I couldn’t decipher many of the vocals, which seem to be subordinate in his band to overall rock and roll impact. But one of Marnell’s numbers, “Livin’ in an Age,” embodies classic rock sentiments such as “no identity, no personality, no one knows just who you are.”

The method by which SVT expects to become known is (1) sign with a major record label, an imminent event; (2) get the album recorded, released and promoted, and (3) get on the road. They expect to reach (3) sometime next spring.
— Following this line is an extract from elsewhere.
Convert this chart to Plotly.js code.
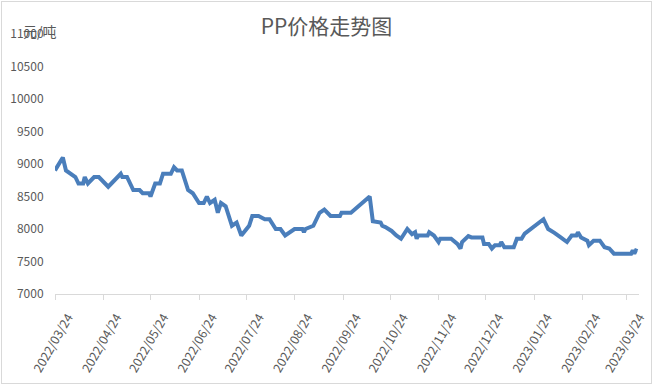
<!DOCTYPE html>
<html>
<head>
<meta charset="utf-8">
<script src="https://cdn.plot.ly/plotly-3.0.1.min.js"></script>
<style>
html,body{margin:0;padding:0;background:#fff;}
#wrap{position:relative;width:653px;height:385px;}
#chart{width:653px;height:385px;}
#frame{position:absolute;left:1px;top:1px;width:649px;height:381px;border:1px solid #d9d9d9;pointer-events:none;}
</style>
</head>
<body>
<div id="wrap"><div id="chart"></div><div id="frame"></div></div>
<script>
// Dates of the price series (vertices)
const dates = [
 '2022-03-24','2022-03-29','2022-03-31','2022-04-06','2022-04-08','2022-04-11','2022-04-12','2022-04-14',
 '2022-04-18','2022-04-21','2022-04-27','2022-05-05','2022-05-06','2022-05-09','2022-05-13','2022-05-17',
 '2022-05-19','2022-05-23','2022-05-24','2022-05-27','2022-05-30','2022-06-01','2022-06-06','2022-06-08',
 '2022-06-10','2022-06-13','2022-06-17','2022-06-20','2022-06-24','2022-06-27','2022-06-29','2022-07-01',
 '2022-07-04','2022-07-06','2022-07-08','2022-07-11','2022-07-15','2022-07-18','2022-07-21','2022-07-26',
 '2022-07-28','2022-08-01','2022-08-05','2022-08-08','2022-08-12','2022-08-15','2022-08-18','2022-08-24',
 '2022-08-29','2022-08-30','2022-08-31','2022-09-05','2022-09-09','2022-09-12','2022-09-16','2022-09-22',
 '2022-09-23','2022-09-29','2022-10-11','2022-10-13','2022-10-18','2022-10-19','2022-10-21','2022-10-25',
 '2022-10-28','2022-10-31','2022-11-04','2022-11-07','2022-11-09','2022-11-10','2022-11-11','2022-11-17',
 '2022-11-18','2022-11-21','2022-11-24','2022-11-25','2022-12-02','2022-12-06','2022-12-08','2022-12-09',
 '2022-12-13','2022-12-15','2022-12-22','2022-12-23','2022-12-26','2022-12-28','2022-12-30','2023-01-02',
 '2023-01-03','2023-01-05','2023-01-11','2023-01-13','2023-01-16','2023-01-18','2023-01-30','2023-02-02',
 '2023-02-06','2023-02-08','2023-02-10','2023-02-14','2023-02-17','2023-02-20','2023-02-21','2023-02-23',
 '2023-02-27','2023-02-28','2023-03-03','2023-03-07','2023-03-10','2023-03-13','2023-03-16','2023-03-27',
 '2023-03-28','2023-03-29','2023-03-30','2023-03-31'
];
// PP price, 元/吨
const prices = [
 8900,9100,8900,8800,8700,8700,8800,8700,
 8800,8800,8650,8850,8800,8800,8600,8600,
 8550,8550,8500,8700,8700,8850,8850,8950,
 8900,8900,8600,8550,8400,8400,8500,8400,
 8450,8250,8400,8350,8050,8100,7900,8050,
 8200,8200,8150,8150,8000,8000,7900,8000,
 8000,7950,8000,8050,8250,8300,8200,8200,
 8250,8250,8500,8120,8100,8050,8030,7970,
 7900,7850,8000,7920,7950,7850,7900,7900,
 7950,7900,7800,7850,7850,7770,7700,7800,
 7890,7870,7870,7770,7770,7700,7750,7750,
 7800,7720,7720,7850,7850,7930,8150,8000,
 7940,7900,7870,7800,7900,7900,7950,7870,
 7820,7750,7820,7820,7720,7700,7620,7620,
 7670,7620,7670,7660
];
const tickDates = ['2022-03-24','2022-04-24','2022-05-24','2022-06-24','2022-07-24','2022-08-24','2022-09-24',
 '2022-10-24','2022-11-24','2022-12-24','2023-01-24','2023-02-24','2023-03-24'];
const tickLabels = ['2022/03/24','2022/04/24','2022/05/24','2022/06/24','2022/07/24','2022/08/24','2022/09/24',
 '2022/10/24','2022/11/24','2022/12/24','2023/01/24','2023/02/24','2023/03/24'];
const titleText = 'PP价格走势图';
const unitText = '元/吨';

const FONT = '"Noto Sans CJK SC", "Noto Sans", sans-serif';
const GRAY = '#595959';

Plotly.newPlot('chart', [{
  x: dates, y: prices, type: 'scatter', mode: 'lines',
  line: {color: '#4A7EBB', width: 4},
  hoverinfo: 'skip'
}], {
  width: 653, height: 385,
  margin: {l: 55, r: 14, t: 34, b: 91},
  paper_bgcolor: '#fff', plot_bgcolor: '#fff',
  showlegend: false,
  title: {text: titleText, font: {family: FONT, size: 21, color: GRAY}, x: 0.5, xanchor: 'center', y: 0.93, yanchor: 'middle'},
  xaxis: {
    type: 'date', range: ['2022-03-24', '2023-04-01'],
    tickmode: 'array', tickvals: tickDates, ticktext: tickLabels,
    tickangle: -60, ticks: 'outside', ticklen: 5, tickcolor: '#d9d9d9', tickwidth: 1,
    showline: true, linecolor: '#d9d9d9', linewidth: 1,
    showgrid: false, zeroline: false, ticklabelshift: 13, ticklabelstandoff: 5,
    tickfont: {family: FONT, size: 12.5, color: GRAY}
  },
  yaxis: {
    range: [7000, 11000], dtick: 500, tick0: 7000, tickformat: 'd',
    showgrid: false, zeroline: false, showline: false,
    ticks: 'outside', ticklen: 8, tickcolor: 'rgba(0,0,0,0)',
    tickfont: {family: FONT, size: 12, color: GRAY}
  },
  annotations: [{
    text: unitText, xref: 'paper', yref: 'paper', x: -0.058, y: 1.01,
    xanchor: 'left', yanchor: 'middle', showarrow: false,
    font: {family: FONT, size: 14, color: GRAY}
  }]
}, {staticPlot: true});
</script>
</body>
</html>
Casady, who is 34, cracked backstage, “Looks like I’ll be past 35 by the time I get my first platinum album."

 


S.F. Examiner – Page 5, Sat., Jan. 6, 1979

Sight and sounds

The hometown talent shines


By Philip Elwood

It’s like old home week for local musicians in the clubs – at five saloons that more often than not feature imported acts, last night all were featuring Bay-Area-based performers.

Jack Casady and his new-wavish SVT gang are holed up in the Boarding house; …

...

And so goes the life of both the musicians (and who’s to define their music?) and the soundmen – and who’s to question their importance?

And something of the same feeling was in evidence at the Boarding House while Casady and the SVT quartet roamed through the audio stratosphere.

Jack Casady
Veteran rock bassist Jack Casady is riding the new wave

Casady, a Jefferson Airplane founder and alumnus, gradually moved onto his own with the Hot Tuna band. Long delays in recording schedules and live performances encouraged him, a half-dozen years ago, to combine with Airplane guitarist Jorma Kaukonen to found that band – and the same restlessness, obviously, has led him even further away from the contemporary cerebral and complex sounds of, say, the Starship, into the hard rock that SVT plays.

This isn’t “punk” rock, but it might be called “new wave.” And it’s very loud, strongly rhythmic, and distinctively original – Brian Marnell sings a lot, plays guitar, and writes much of SVT’s material.

SVT is, like the early rockers, a good dance band: Casady is a hard-driving bassist. They have a stronger and fuller sound projection than most new-wave bands, and yet they swing.